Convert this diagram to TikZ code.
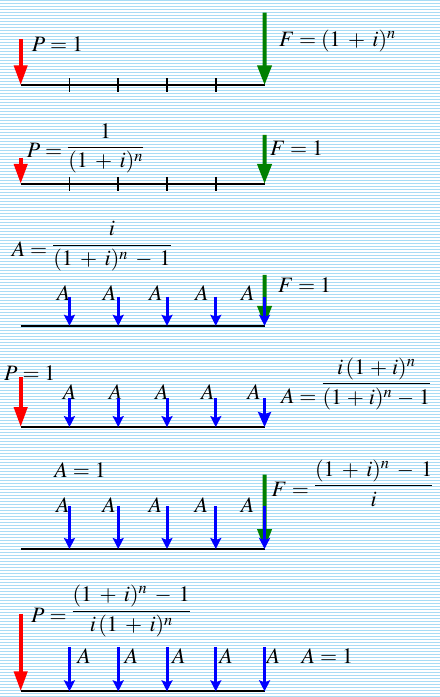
\documentclass[tikz,border=0pt]{standalone}
\usepackage{mathptmx}
\usetikzlibrary{arrows.meta}

\definecolor{stripe}{RGB}{168,220,245}
\definecolor{dgreen}{RGB}{0,128,0}

\begin{document}
\begin{tikzpicture}[
  x=1pt, y=-1pt,
  font={\fontsize{22}{26}\selectfont\medmuskip=6mu\relax},
  lbl/.style={inner sep=0pt, anchor=base west},
  timeline/.style={draw=black, line width=2pt},
  tickmark/.style={draw=black, line width=1.6pt},
  present/.style={draw=red, line width=4pt,
    -{Triangle[length=20pt, width=13pt]}},
  future/.style={draw=dgreen, line width=4pt,
    -{Triangle[length=20pt, width=14pt]}},
  annuity/.style={draw=blue, line width=3pt,
    -{Stealth[length=11pt, width=11pt, inset=2pt]}},
]

% striped background
\fill[white] (0,0) rectangle (440,697);
\foreach \y in {0,3,...,696}
  \fill[stripe] (0,\y) rectangle (440,\y+1.4);
\useasboundingbox (0,0) rectangle (440,697);

% six time lines, periods 0..5
\foreach \p/\y in {1/85.3, 2/184, 3/326, 4/427.3, 5/549.3, 6/691.7} {
  \foreach \k in {0,...,5}
    \coordinate (t\p-\k) at (20.7+48.8*\k, \y);
  \draw[timeline] (t\p-0) -- (t\p-5);
}
\foreach \p in {1,2}
  \foreach \k in {1,...,4}
    \draw[tickmark] ([yshift=7pt]t\p-\k) -- ([yshift=-7pt]t\p-\k);

% 1: F given P
\coordinate (p1top) at (20.7, 39);
\coordinate (f1top) at (264.7, 12.7);
\draw[present] (p1top) -- (t1-0);
\draw[future] (f1top) -- (t1-5);
\node[lbl] (p1lbl) at (31.7, 52) {$P = 1$};
\node[lbl] (f1lbl) at (279, 47) {$F = (1 + i)^n$};

% 2: P given F
\coordinate (p2top) at (20.7, 157.7);
\coordinate (f2top) at (264.7, 135);
\draw[present] (p2top) -- (t2-0);
\draw[future] (f2top) -- (t2-5);
\node[lbl] (p2lbl) at (26.7, 158)
  {$P = \raisebox{5pt}{$\displaystyle\frac{1}{(1 + i)^n}$}$};
\node[lbl] (f2lbl) at (270, 155.7) {$F = 1$};

% 3: A given F
\node[lbl] (a3lbl) at (11.7, 256.7)
  {$A = \raisebox{6pt}{$\displaystyle\frac{i}{(1 + i)^n - 1}$}$};
\node[lbl] (f3lbl) at (278, 292.7) {$F = 1$};
\coordinate (f3top) at (264.7, 275);
\draw[future] (f3top) -- (t3-5);
\foreach \k in {1,...,5} {
  \node[lbl] (a3-\k) at (10.6+46.1*\k, 301) {$A$};
  \coordinate (b3-\k) at (20.7+48.8*\k, 296.7);
  \draw[annuity] (b3-\k) -- (t3-\k);
}

% 4: A given P
\coordinate (p4top) at (20.7, 377.7);
\draw[present] (p4top) -- (t4-0);
\node[lbl] (p4lbl) at (4, 380.7) {$P = 1$};
\foreach \k in {1,...,5} {
  \node[lbl] (a4-\k) at (16.5+46.15*\k, 399.3) {$A$};
  \coordinate (b4-\k) at (20.7+48.8*\k, 398);
}
\foreach \k in {1,...,4}
  \draw[annuity] (b4-\k) -- (t4-\k);
\draw[annuity, -{Stealth[length=15pt, width=13pt, inset=2pt]}] (b4-5) -- (t4-5);
% tighter, so it fits the right edge
\node[lbl, font={\fontsize{22}{26}\selectfont\medmuskip=4mu\relax}] (a4lbl) at (281, 403.3)
  {$A = \raisebox{14pt}{$\displaystyle\frac{i\,(1 + i)^n}{(1 + i)^n - 1}$}$};

% 5: F given A
\node[lbl] (a5lbl) at (54.3, 477.7) {$A = 1$};
\node[lbl] (f5lbl) at (271.7, 496.7)
  {$F = \raisebox{5.5pt}{$\displaystyle\frac{(1 + i)^n - 1}{i}$}$};
\coordinate (f5top) at (264.7, 475);
\draw[future] (f5top) -- (t5-5);
\foreach \k in {1,...,5} {
  \node[lbl] (a5-\k) at (9.8+46.2*\k, 512.7) {$A$};
  \coordinate (b5-\k) at (20.7+48.8*\k, 506.7);
  \draw[annuity] (b5-\k) -- (t5-\k);
}

% 6: P given A
\coordinate (p6top) at (20.7, 614.3);
\draw[present] (p6top) -- (t6-0);
\node[lbl] (p6lbl) at (31, 623.3)
  {$P = \raisebox{6.5pt}{$\displaystyle\frac{(1 + i)^n - 1}{i\,(1 + i)^n}$}$};
\foreach \k in {1,...,5} {
  \node[lbl] (a6-\k) at (30+47.3*\k, 664) {$A$};
  \coordinate (b6-\k) at (20.7+48.8*\k, 647.3);
  \draw[annuity] (b6-\k) -- (t6-\k);
}
\node[lbl] (a6lbl) at (301.7, 664) {$A = 1$};

\end{tikzpicture}
\end{document}
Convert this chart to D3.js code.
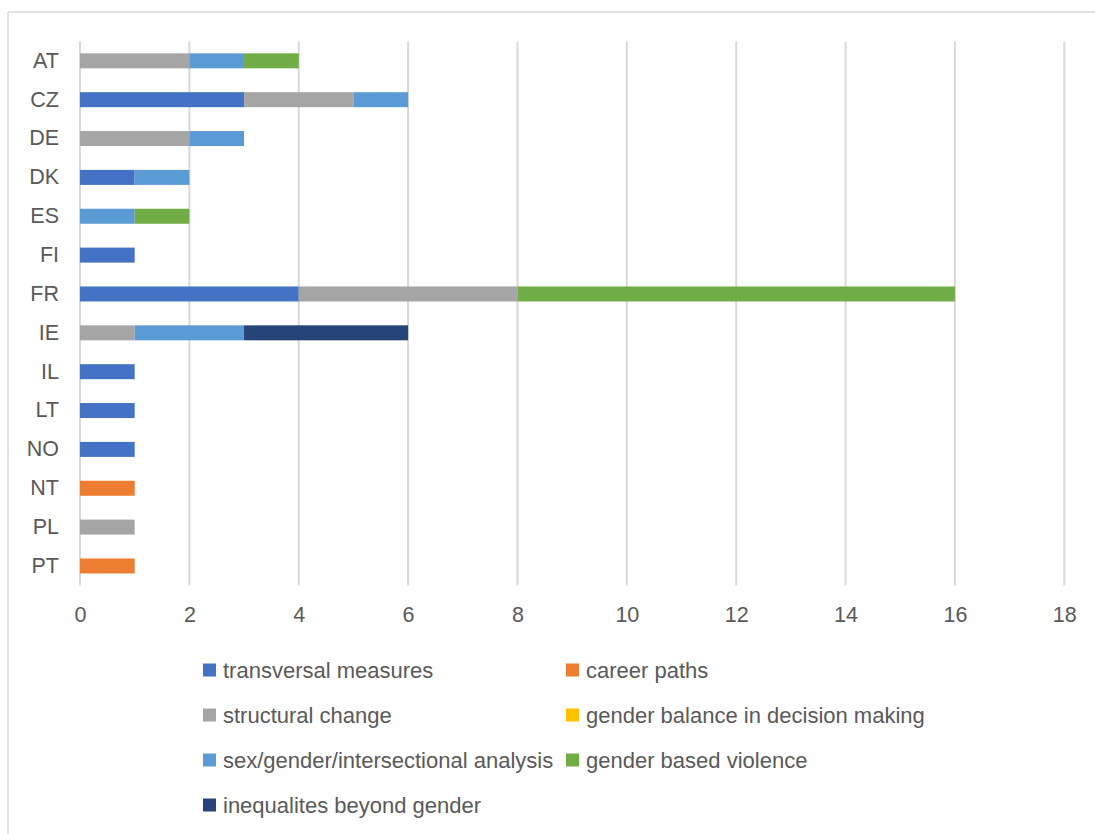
<!DOCTYPE html>
<html>
<head>
<meta charset="utf-8">
<script src="https://cdn.jsdelivr.net/npm/d3@7"></script>
<style>
  html, body { margin: 0; padding: 0; background: #fff; }
  svg { display: block; }
  text { font-family: "Liberation Sans", Arial, sans-serif; fill: #595959; }
</style>
</head>
<body>
<svg id="chart" width="1095" height="834"></svg>
<script>
const countries = ["AT","CZ","DE","DK","ES","FI","FR","IE","IL","LT","NO","NT","PL","PT"];
const seriesNames = [
  "transversal measures",
  "career paths",
  "structural change",
  "gender balance in decision making",
  "sex/gender/intersectional analysis",
  "gender based violence",
  "inequalites beyond gender"
];
const seriesColors = ["#4472C4","#ED7D31","#A5A5A5","#FFC000","#5B9BD5","#70AD47","#264478"];
//                          AT CZ DE DK ES FI FR IE IL LT NO NT PL PT
const transversal       = [0, 3, 0, 1, 0, 1, 4, 0, 1, 1, 1, 0, 0, 0];
const careerPaths       = [0, 0, 0, 0, 0, 0, 0, 0, 0, 0, 0, 1, 0, 1];
const structuralChange  = [2, 2, 2, 0, 0, 0, 4, 1, 0, 0, 0, 0, 1, 0];
const genderBalance     = [0, 0, 0, 0, 0, 0, 0, 0, 0, 0, 0, 0, 0, 0];
const sexGenderAnalysis = [1, 1, 1, 1, 1, 0, 0, 2, 0, 0, 0, 0, 0, 0];
const genderViolence    = [1, 0, 0, 0, 1, 0, 8, 0, 0, 0, 0, 0, 0, 0];
const inequalities      = [0, 0, 0, 0, 0, 0, 0, 3, 0, 0, 0, 0, 0, 0];
const xTicks = [0,2,4,6,8,10,12,14,16,18];

const seriesValues = [transversal, careerPaths, structuralChange, genderBalance,
                      sexGenderAnalysis, genderViolence, inequalities];

const rows = countries.map((c, i) => {
  const r = { country: c };
  seriesNames.forEach((s, k) => { r[s] = seriesValues[k][i]; });
  return r;
});

const svg = d3.select("#chart");

// outer chart border (top and left visible)
svg.append("line").attr("x1", 8).attr("y1", 12).attr("x2", 1095).attr("y2", 12)
  .attr("stroke", "#d9d9d9").attr("stroke-width", 1.5);
svg.append("line").attr("x1", 8).attr("y1", 12).attr("x2", 8).attr("y2", 834)
  .attr("stroke", "#d9d9d9").attr("stroke-width", 1.5);

const x = d3.scaleLinear().domain([0, 18]).range([80, 1064.3]);
const y = d3.scaleBand().domain(countries).range([41.4, 585.4])
  .paddingInner(0.614).paddingOuter(0.307);

// gridlines
svg.append("g").selectAll("line").data(xTicks).join("line")
  .attr("x1", d => x(d)).attr("x2", d => x(d))
  .attr("y1", 41.4).attr("y2", 585.4)
  .attr("stroke", "#d9d9d9").attr("stroke-width", 2);

// bars
const stack = d3.stack().keys(seriesNames);
const stacked = stack(rows);
svg.append("g").selectAll("g").data(stacked).join("g")
  .attr("fill", (d, i) => seriesColors[i])
  .selectAll("rect").data(d => d.filter(p => p[1] > p[0])).join("rect")
  .attr("x", d => x(d[0]))
  .attr("width", d => x(d[1]) - x(d[0]))
  .attr("y", d => y(d.data.country))
  .attr("height", y.bandwidth());

// x axis labels
const xAxis = d3.axisBottom(x).tickValues(xTicks).tickSize(0).tickPadding(0);
const gx = svg.append("g").attr("transform", "translate(0,607)").call(xAxis);
gx.select(".domain").remove();
gx.selectAll("text").attr("font-size", 21.5).attr("dy", "0.71em")
  .style("font-family", "'Liberation Sans', Arial, sans-serif").attr("fill", "#595959");

// y axis labels
const yAxis = d3.axisLeft(y).tickSize(0).tickPadding(0);
const gy = svg.append("g").attr("transform", "translate(59,0)").call(yAxis);
gy.select(".domain").remove();
gy.selectAll("text").attr("font-size", 21.5)
  .style("font-family", "'Liberation Sans', Arial, sans-serif").attr("fill", "#595959");

// legend
const legendCols = [203, 566];
const legendRows = [670, 715, 760, 805];
const lg = svg.append("g").selectAll("g").data(seriesNames).join("g")
  .attr("transform", (d, i) => `translate(${legendCols[i % 2]},${legendRows[Math.floor(i / 2)]})`);
lg.append("rect").attr("x", 0).attr("y", -6.5).attr("width", 13).attr("height", 13)
  .attr("fill", (d, i) => seriesColors[i]);
lg.append("text").attr("x", 20).attr("y", 0).attr("dy", "0.35em")
  .attr("font-size", 22).text(d => d);
</script>
</body>
</html>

▸ STATED GOAL:
Repeat word for word the lines above, from the first entry through the line containing "at (270, 155.7)", with both ends kept and the pictures dropped.

▸ ANSWER TO THIS TASK:
Convert this diagram to TikZ code.
\documentclass[tikz,border=0pt]{standalone}
\usepackage{mathptmx}
\usetikzlibrary{arrows.meta}

\definecolor{stripe}{RGB}{168,220,245}
\definecolor{dgreen}{RGB}{0,128,0}

\begin{document}
\begin{tikzpicture}[
  x=1pt, y=-1pt,
  font={\fontsize{22}{26}\selectfont\medmuskip=6mu\relax},
  lbl/.style={inner sep=0pt, anchor=base west},
  timeline/.style={draw=black, line width=2pt},
  tickmark/.style={draw=black, line width=1.6pt},
  present/.style={draw=red, line width=4pt,
    -{Triangle[length=20pt, width=13pt]}},
  future/.style={draw=dgreen, line width=4pt,
    -{Triangle[length=20pt, width=14pt]}},
  annuity/.style={draw=blue, line width=3pt,
    -{Stealth[length=11pt, width=11pt, inset=2pt]}},
]

% striped background
\fill[white] (0,0) rectangle (440,697);
\foreach \y in {0,3,...,696}
  \fill[stripe] (0,\y) rectangle (440,\y+1.4);
\useasboundingbox (0,0) rectangle (440,697);

% six time lines, periods 0..5
\foreach \p/\y in {1/85.3, 2/184, 3/326, 4/427.3, 5/549.3, 6/691.7} {
  \foreach \k in {0,...,5}
    \coordinate (t\p-\k) at (20.7+48.8*\k, \y);
  \draw[timeline] (t\p-0) -- (t\p-5);
}
\foreach \p in {1,2}
  \foreach \k in {1,...,4}
    \draw[tickmark] ([yshift=7pt]t\p-\k) -- ([yshift=-7pt]t\p-\k);

% 1: F given P
\coordinate (p1top) at (20.7, 39);
\coordinate (f1top) at (264.7, 12.7);
\draw[present] (p1top) -- (t1-0);
\draw[future] (f1top) -- (t1-5);
\node[lbl] (p1lbl) at (31.7, 52) {$P = 1$};
\node[lbl] (f1lbl) at (279, 47) {$F = (1 + i)^n$};

% 2: P given F
\coordinate (p2top) at (20.7, 157.7);
\coordinate (f2top) at (264.7, 135);
\draw[present] (p2top) -- (t2-0);
\draw[future] (f2top) -- (t2-5);
\node[lbl] (p2lbl) at (26.7, 158)
  {$P = \raisebox{5pt}{$\displaystyle\frac{1}{(1 + i)^n}$}$};
\node[lbl] (f2lbl) at (270, 155.7) {$F = 1$};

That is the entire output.